Birding
I got a new camera this month, the Nikon P950. I told myself it was for bird photography, which was mostly true. What I really wanted was a reason to leave the house and go somewhere quiet. So that’s where I headed on the first day off I had after buying it.
The morning started the way all mornings you don’t have to work should start. Hunter sausage and a zero sugar energy drink from the gas station, and Dunkin’s peppermint hot chocolate in a paper cup. This is what passes for ritual now. Not meditation or sacrifices. Just small offerings to the gods of Leave-Me-Alone.
I’m learning there are levels to this birding thing. At first, you just want to be able to identify birds. You’re essentially a toddler with binoculars. Then you want to see new birds. Lifers. The first hit is free, the second turns into a spreadsheet.
Then you want to list them. You start remembering dates. Places. Weather. You remember exactly where you were when you saw a Yellow-billed Cuckoo the way other people remember births or historical events.
Then you want to photograph them.
This is where things really start going sideways. Because now it’s not enough to witness beauty. You need to possess proof of it. A digital rectangle of captured wildness so you can look at that bird whenever you want, for as long as you want.

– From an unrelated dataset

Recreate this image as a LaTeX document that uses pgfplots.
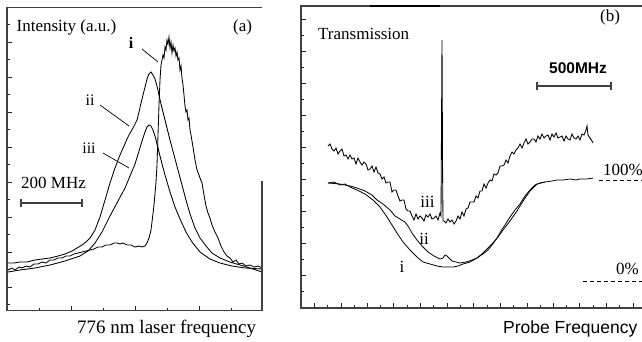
\documentclass[border=0pt]{standalone}
\usepackage{pgfplots}
\pgfplotsset{compat=1.18}
\usepackage{fontspec}
\setmainfont{Liberation Serif}
\newfontfamily\arial{Liberation Sans}
\begin{document}
\begin{tikzpicture}[x=1pt,y=-1pt]
\useasboundingbox (0,0) rectangle (642,341);
\pgfplotsset{myax/.style={scale only axis, axis line style={draw=none}, tick align=inside,
  xtick pos=left, ytick pos=left, xticklabels={}, yticklabels={},
  major tick length=5pt, minor tick length=3pt,
  every tick/.style={black!85, line width=0.6pt}, y dir=reverse, clip=false}}
% ---------------- panel (a) ----------------
\begin{axis}[myax, at={(7,310.5)}, anchor=south west, width=255pt, height=303pt,
  xmin=7, xmax=262, ymin=7.5, ymax=310.5,
  xtick={71,135,199}, minor xtick={39,103,167,231},
  ytick={42,77,112,147,182,217,252,287},
  minor ytick={24.5,59.5,94.5,129.5,164.5,199.5,234.5,269.5,304.5}]
% curve i
\addplot[black, line width=0.85pt] coordinates {
(8,270)(12,268)(15,270)(19,267)(22,268)(26,266)(30,267)(34,264)(38,264)(42,262)(46,263)(50,260)(54,260)(58,258)(62,258)(66,256)(70,256)(74,254)(78,253)(82,252)(86,251)(90,250)(94,249)(98,247)(102,247)(106,245)(110,245)(114,243)(117,243)(120,244)(123,243)(127,245)(131,245)(135,247)(139,246)(142,247)(145,246)
(147,243)(149,238)(151,230)(152,222)(154,205)(156,182)(157,165)(158,135)(159,105)(160,80)(161,65)(162,60)(163,55)(164,58)(165,47)(166,50)(167,40)(168,44)(169,37)(170,48)(171,42)(172,53)(173,45)(174,51)(175,48)(176,56)(177,52)(178,60)(179,58)(180,70)(181,66)(182,78)(183,85)(184,95)(185,106)(186,112)(187,110)(188,120)(189,118)(190,130)(191,135)(193,147)(195,160)(197,170)(199,175)(200,178)(202,183)(204,195)(206,206)(208,213)(210,218)(212,225)(215,232)(218,238)(221,246)(224,252)(227,256)(230,258)(233,262)(236,260)(239,264)(242,263)(246,266)(250,265)(254,267)(258,266)(262,268)};
% curve ii
\addplot[black, line width=0.85pt] coordinates {
(8,263)(14,263)(20,262)(27,262)(35,260)(42,259)(50,258)(58,256)(65,254)(72,251)(77,248)(82,245)(86,242)(90,238)(95,230)(100,217)(105,200)(110,183)(115,168)(120,155)(124,146)(127,139)(130,133)(133,128)(135,124)(137,120)(139,112)(141,103)(143,95)(145,87)(147,79)(149,74)(151,72)(153,75)(155,79)(157,86)(159,95)(161,104)(163,112)(166,124)(170,140)(174,155)(178,170)(182,185)(186,200)(190,214)(195,228)(200,238)(206,246)(212,253)(220,258)(230,262)(240,265)(250,268)(262,272)};
% curve iii
\addplot[black, line width=0.85pt] coordinates {
(8,272)(20,270)(35,268)(50,265)(65,261)(80,256)(88,251)(95,243)(102,232)(110,216)(118,201)(125,188)(130,176)(135,164)(139,151)(142,141)(145,132)(147,127)(149,125)(151,126)(153,130)(155,136)(158,148)(161,160)(165,175)(170,192)(175,207)(180,219)(186,232)(192,242)(200,252)(210,259)(220,263)(232,266)(245,268)(262,269)};
\end{axis}
\draw[line width=1.2pt, black!75] (262,181) -- (262,310.5) -- (7,310.5) -- (7,7.5) -- (262,7.5);
% labels (a)
\node[anchor=base west, inner sep=0, font=\fontsize{17}{20}\selectfont] at (16.5,31.5) {Intensity (a.u.)};
\node[anchor=base west, inner sep=0, font=\fontsize{17}{20}\selectfont] at (233,31) {(a)};
\node[anchor=base, inner sep=0, font=\fontsize{16}{20}\selectfont\bfseries] at (131,48) {i};
\node[anchor=base, inner sep=0, font=\fontsize{16}{20}\selectfont] at (90,105) {ii};
\node[anchor=base, inner sep=0, font=\fontsize{16}{20}\selectfont] at (89,153) {iii};
\draw[line width=0.7pt] (142,49) -- (158,62);
\draw[line width=0.7pt] (100,105) -- (129,126);
\draw[line width=0.7pt] (103,153) -- (129,168);
\node[anchor=base west, inner sep=0, font=\fontsize{17}{20}\selectfont] at (21,188) {200 MHz};
\draw[line width=1.1pt, black!75] (21,203) -- (82,203) (21,199) -- (21,207) (82,199) -- (82,207);
\node[anchor=base west, inner sep=0, font=\fontsize{19}{22}\selectfont] at (77,333) {776 nm laser frequency};
% ---------------- panel (b) ----------------
\begin{axis}[myax, at={(301,308)}, anchor=south west, width=341pt, height=302pt,
  xmin=301, xmax=642, ymin=6, ymax=308,
  xtick={314,341,367,393,420,447,473,500,527,553,579,606,633},
  minor xtick={327,354,380,407,433,460,487,513,540,566,593,619},
  ytick={19,51,83,115,147,179,211,243,275},
  minor ytick={35,67,99,131,163,195,227,259,291}]
% curve iii (noisy)
\addplot[black, line width=0.85pt] coordinates {
(328,146)(330,144)(332,149)(334,151)(336,148)(338,154)(340,151)(342,149)(344,156)(346,155)(348,159)(350,155)(352,159)(354,158)(356,164)(358,158)(360,162)(362,165)(364,162)(366,164)(368,170)(370,169)(372,166)(374,172)(376,167)(378,173)(380,174)(382,179)(384,177)(386,183)(388,182)(390,182)(392,192)(394,190)(396,190)(398,196)(400,201)(402,200)(404,200)(406,209)(408,211)(410,211)(412,216)(414,220)(416,214)(418,219)(420,216)(422,218)(424,221)(426,215)(428,217)(430,214)(432,219)(434,218)(436,216)(438,220)(440,213)(441,216)(442,40)(442.6,175)(443,221)
(444,221)(446,223)(448,219)(450,222)(452,220)(454,224)(456,221)(458,216)(460,219)(462,212)(464,216)(466,209)(468,208)(470,202)(472,202)(474,202)(476,196)(478,198)(480,191)(482,191)(484,184)(486,188)(488,183)(490,180)(492,181)(494,174)(496,175)(498,173)(500,166)(502,166)(504,165)(506,160)(508,163)(510,156)(512,152)(514,154)(516,150)(518,148)(520,144)(522,148)(524,143)(526,139)(528,144)(530,142)(532,139)(534,139)(536,142)(538,136)(540,139)(542,134)(544,138)(546,136)(548,135)(550,140)(552,134)(554,137)(556,133)(558,138)(560,137)(562,136)(564,141)(566,136)(568,139)(570,140)(572,134)(574,138)(576,139)(578,136)(580,140)(582,134)(584,135)(586,130)(587,126)(588,135)(590,138)(592,141)(593,143)};
% curve i
\addplot[black, line width=0.8pt] coordinates {
(328,183)(334,182)(340,185)(345,184)(350,187)(357,190)(365,194)(373,200)(380,207)(387,217)(392,225)(397,233)(403,242)(410,250)(417,257)(423,262)(430,264)(437,266)(443,267)(447,267)(453,267)(458,266)(463,264)(470,262)(477,258)(483,253)(488,248)(493,243)(498,237)(503,230)(507,225)(512,218)(517,211)(520,206)(525,198)(530,191)(537,184)(545,182)(552,181)(557,180)(563,180)(570,179)(576,180)(580,179)(587,179)(593,178)};
% curve ii
\addplot[black, line width=0.8pt] coordinates {
(328,183)(340,184)(350,186)(357,188)(365,191)(372,195)(377,200)(383,204)(390,210)(395,216)(400,219)(405,222)(408,226)(412,233)(417,240)(422,246)(428,252)(434,256)(440,259)(443,258)(445,255)(447,256)(449,258)(452,261)(456,262)(460,263)(466,262)(472,260)(477,258)(483,254)(488,250)(492,245)(497,238)(501,231)(505,225)(510,217)(515,210)(520,204)(525,196)(530,190)(535,185)(540,183)(545,182)};
\end{axis}
\draw[line width=1.2pt, black!75] (642,6) -- (301,6) -- (301,308) -- (642,308);
\draw[line width=2.4pt, black] (370,6) -- (440,6);
% labels (b)
\node[anchor=base west, inner sep=0, font=\fontsize{17}{20}\selectfont] at (318,39) {Transmission};
\node[anchor=base west, inner sep=0, font=\fontsize{17}{20}\selectfont] at (600,21) {(b)};
\node[anchor=base west, inner sep=0, font=\arial\bfseries\fontsize{15.5}{18}\selectfont] at (549,73) {500MHz};
\draw[line width=1.1pt, black!75] (537,86) -- (611,86) (537,82) -- (537,90) (611,82) -- (611,90);
\node[anchor=base west, inner sep=0, font=\fontsize{17}{20}\selectfont] at (603,175) {100\%};
\draw[line width=0.8pt, dash pattern=on 4pt off 3pt] (599,180) -- (642,180);
\node[anchor=base west, inner sep=0, font=\fontsize{17}{20}\selectfont] at (616,274) {0\%};
\draw[line width=0.8pt, dash pattern=on 4pt off 3pt] (583,281) -- (642,281);
\node[anchor=base, inner sep=0, font=\fontsize{17}{20}\selectfont] at (427.5,207) {iii};
\node[anchor=base, inner sep=0, font=\fontsize{17}{20}\selectfont] at (424,244) {ii};
\node[anchor=base, inner sep=0, font=\fontsize{17}{20}\selectfont] at (402,272) {i};
\node[anchor=base west, inner sep=0, font=\arial\fontsize{17.5}{20}\selectfont] at (503,333) {Probe Frequency};
\end{tikzpicture}
\end{document}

And then you start hunting birds.
You hunt specific species. You learn their habits. Their preferred habitats. You go looking for them the way deer hunters go looking for a target buck. Somewhere in there you realize the birds are not the point anymore. Birding isn’t about adding birds to a list. It’s about seeing things that happen when people aren’t around.
As the great Benjamin Franklin said, “Many men go birding all their lives without knowing it is not birds they are after.”
The thing I love about birds is that they’re wild and completely uninterested in you. In a lot of ways, they’re like ghosts. Most people don’t notice they’re even there as they go about their daily routine, and that’s exactly how the birds like it.
On the way home, I got stuck behind a lowered white Dodge Ram with offset wheels and black smoke blasting out the tailpipe every time the driver touched the gas pedal. “HONK IF YOU WANT TO FUCK” was handwritten on the bumper in black permanent marker like a manifesto for a dying civilization.
I sat at the light behind him, getting ready to hold my breath for the inevitable burst of smog. A sparrow-sized bird landed on the power line over the intersection. I reached for my camera on the passenger seat as the light turned green. The truck disappeared into a cloud of smoke and I held my breath. By the time I pointed the camera up, the bird was gone.






Cardinals are awesome! Here, this time of year, with only tiny bit of green left, and everything else being dull brown, or gray, the cardinals (males) are so striking. On occasion we'll get a frosty morning, then they are even more so. I'd carry my camera, but I'm also looking for that buck you talk about (lol) ... and I find minimalism is the best out hunting. (Carrying rifle and cam w/ telephoto only invites messing up with either.)
I spent most of my spare time birding this week too. Great piece Alex.